SRJC Multicultural Museum celebrates Pomo community basket weaving tradition


Jaime Jauregui

Dan Aguilar holds up a basket made by Elsie Allen, who decided to break the tradition of burying or burning baskets when a community member died so she could use them to raise awareness about Pomo culture.

Jaime Jauregui, Reporter

Santa Rosa Junior College’s Multicultural Museum is exhibiting Pomo community-made baskets, the only collection created entirely by Native Americans, for its “Breaking Traditions, Saving Traditions: Elsie Allen and the Legacy of Pomo Basketry” exhibit, which runs through Dec. 22. 
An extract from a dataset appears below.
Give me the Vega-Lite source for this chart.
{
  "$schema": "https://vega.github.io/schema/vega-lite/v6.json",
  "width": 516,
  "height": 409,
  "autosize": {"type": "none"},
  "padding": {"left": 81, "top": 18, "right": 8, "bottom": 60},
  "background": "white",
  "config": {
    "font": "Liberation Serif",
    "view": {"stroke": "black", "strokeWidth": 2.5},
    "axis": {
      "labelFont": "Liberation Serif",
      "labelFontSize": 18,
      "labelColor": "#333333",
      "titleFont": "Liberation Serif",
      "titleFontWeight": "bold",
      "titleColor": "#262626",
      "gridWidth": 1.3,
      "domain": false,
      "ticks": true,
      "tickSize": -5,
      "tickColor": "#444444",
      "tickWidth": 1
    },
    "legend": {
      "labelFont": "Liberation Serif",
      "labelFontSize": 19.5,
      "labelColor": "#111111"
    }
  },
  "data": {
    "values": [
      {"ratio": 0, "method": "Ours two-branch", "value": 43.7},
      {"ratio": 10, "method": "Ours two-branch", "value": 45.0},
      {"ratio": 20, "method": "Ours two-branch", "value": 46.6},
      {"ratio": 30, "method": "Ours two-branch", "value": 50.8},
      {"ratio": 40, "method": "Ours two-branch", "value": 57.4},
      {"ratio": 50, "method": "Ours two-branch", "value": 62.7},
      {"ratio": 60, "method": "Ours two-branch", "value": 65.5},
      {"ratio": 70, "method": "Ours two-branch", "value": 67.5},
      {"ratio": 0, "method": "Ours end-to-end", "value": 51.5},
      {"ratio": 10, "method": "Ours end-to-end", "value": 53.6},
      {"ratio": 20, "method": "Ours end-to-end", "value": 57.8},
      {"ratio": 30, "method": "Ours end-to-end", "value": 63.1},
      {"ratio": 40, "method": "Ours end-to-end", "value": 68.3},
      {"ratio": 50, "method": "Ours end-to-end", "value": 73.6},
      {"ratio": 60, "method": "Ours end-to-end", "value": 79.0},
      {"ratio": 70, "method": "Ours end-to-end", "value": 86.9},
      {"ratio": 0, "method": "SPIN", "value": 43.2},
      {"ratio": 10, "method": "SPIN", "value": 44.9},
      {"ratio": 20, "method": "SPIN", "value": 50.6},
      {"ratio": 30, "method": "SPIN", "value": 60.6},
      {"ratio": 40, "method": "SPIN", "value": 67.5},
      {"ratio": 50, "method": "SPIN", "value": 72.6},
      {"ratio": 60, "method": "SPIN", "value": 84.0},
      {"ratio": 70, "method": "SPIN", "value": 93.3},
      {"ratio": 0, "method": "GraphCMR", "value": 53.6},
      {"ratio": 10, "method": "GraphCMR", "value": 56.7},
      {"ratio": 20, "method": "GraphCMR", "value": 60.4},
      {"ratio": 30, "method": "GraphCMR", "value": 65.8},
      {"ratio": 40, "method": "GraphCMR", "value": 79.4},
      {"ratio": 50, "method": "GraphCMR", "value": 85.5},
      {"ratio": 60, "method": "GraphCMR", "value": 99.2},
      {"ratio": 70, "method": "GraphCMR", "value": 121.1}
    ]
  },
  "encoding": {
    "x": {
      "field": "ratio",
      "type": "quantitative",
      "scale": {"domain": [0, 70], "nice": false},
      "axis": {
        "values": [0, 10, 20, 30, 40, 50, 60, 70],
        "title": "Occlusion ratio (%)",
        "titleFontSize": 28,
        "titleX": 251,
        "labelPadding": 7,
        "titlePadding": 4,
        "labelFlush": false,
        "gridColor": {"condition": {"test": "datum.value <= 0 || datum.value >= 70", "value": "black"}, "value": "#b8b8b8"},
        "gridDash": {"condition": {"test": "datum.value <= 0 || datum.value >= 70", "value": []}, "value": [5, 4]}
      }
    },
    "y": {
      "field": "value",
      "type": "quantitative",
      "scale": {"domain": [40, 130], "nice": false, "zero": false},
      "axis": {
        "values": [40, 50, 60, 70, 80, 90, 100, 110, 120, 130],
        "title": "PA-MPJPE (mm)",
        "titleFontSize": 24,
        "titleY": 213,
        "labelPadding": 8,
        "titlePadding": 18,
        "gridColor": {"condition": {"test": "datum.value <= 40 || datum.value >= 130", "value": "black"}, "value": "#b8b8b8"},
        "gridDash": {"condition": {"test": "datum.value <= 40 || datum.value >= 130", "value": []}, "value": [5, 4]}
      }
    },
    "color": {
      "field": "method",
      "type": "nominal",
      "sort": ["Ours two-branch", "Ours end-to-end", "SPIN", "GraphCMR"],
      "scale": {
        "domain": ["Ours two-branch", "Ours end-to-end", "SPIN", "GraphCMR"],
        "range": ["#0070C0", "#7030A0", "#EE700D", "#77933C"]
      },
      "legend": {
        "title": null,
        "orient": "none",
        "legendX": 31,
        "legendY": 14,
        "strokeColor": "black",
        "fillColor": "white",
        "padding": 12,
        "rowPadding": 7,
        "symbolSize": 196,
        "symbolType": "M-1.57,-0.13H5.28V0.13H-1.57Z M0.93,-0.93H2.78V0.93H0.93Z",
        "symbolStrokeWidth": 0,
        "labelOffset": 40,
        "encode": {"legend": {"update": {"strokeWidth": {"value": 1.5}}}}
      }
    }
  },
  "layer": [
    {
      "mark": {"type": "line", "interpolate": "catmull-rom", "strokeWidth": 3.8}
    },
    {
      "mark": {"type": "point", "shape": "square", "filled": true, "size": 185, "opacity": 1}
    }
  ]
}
This marks the first time the entire collection of 130 baskets, which range from the size of an eraser to 40 inches, has been exhibited since it arrived at SRJC 20 years ago. 

The Pomo community are indigenous people from Mendocino, Lake, and Sonoma counties. Pomo weavers are world famous for their baskets.The baskets, created by 26 Pomo weavers, have previously been featured at the Grace Hudson Museum, in Ukiah, and the Mendocino County Museum. 
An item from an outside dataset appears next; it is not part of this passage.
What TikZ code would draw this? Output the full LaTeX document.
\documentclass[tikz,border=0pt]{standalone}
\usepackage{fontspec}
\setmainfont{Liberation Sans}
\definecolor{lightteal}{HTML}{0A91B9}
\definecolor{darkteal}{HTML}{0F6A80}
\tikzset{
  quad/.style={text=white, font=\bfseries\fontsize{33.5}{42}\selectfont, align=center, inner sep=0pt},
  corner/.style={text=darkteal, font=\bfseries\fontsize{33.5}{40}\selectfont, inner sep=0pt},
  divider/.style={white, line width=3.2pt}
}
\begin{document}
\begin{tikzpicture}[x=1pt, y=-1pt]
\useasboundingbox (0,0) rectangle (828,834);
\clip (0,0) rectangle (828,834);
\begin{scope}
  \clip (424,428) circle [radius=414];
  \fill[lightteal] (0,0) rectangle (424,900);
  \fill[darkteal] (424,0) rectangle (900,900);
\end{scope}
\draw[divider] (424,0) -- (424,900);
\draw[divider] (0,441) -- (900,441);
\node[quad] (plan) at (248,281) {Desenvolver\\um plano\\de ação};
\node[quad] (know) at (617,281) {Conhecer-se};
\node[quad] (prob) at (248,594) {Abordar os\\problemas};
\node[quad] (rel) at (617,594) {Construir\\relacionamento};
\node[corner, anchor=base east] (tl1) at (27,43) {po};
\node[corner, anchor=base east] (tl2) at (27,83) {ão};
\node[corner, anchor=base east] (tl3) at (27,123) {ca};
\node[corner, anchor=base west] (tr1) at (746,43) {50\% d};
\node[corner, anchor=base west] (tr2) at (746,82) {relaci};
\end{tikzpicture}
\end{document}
Elsie Allen was the daughter of Annie Burke, who was also known for her basket weaving skills. 

It was a Pomo tradition to bury or burn baskets when a person died, but Burke told her daughter to preserve the baskets to teach other people about their culture and tribe. After her mother’s death, Allen wanted to promote the art of basket weaving but had a difficult time trying to find other Pomo women who were interested in it. She believed that basket weaving would lead to making friends from all different cultures and backgrounds.

Members of Elsie Allen’s family spoke about their memories of her at the reception on March 3.

Dan Aguilar, Allen’s grandson, recalled that she collected willows and sorted them on a drying table. The willows took more than a year to dry and expanded once dry. She then used a razor knife to cut these willows.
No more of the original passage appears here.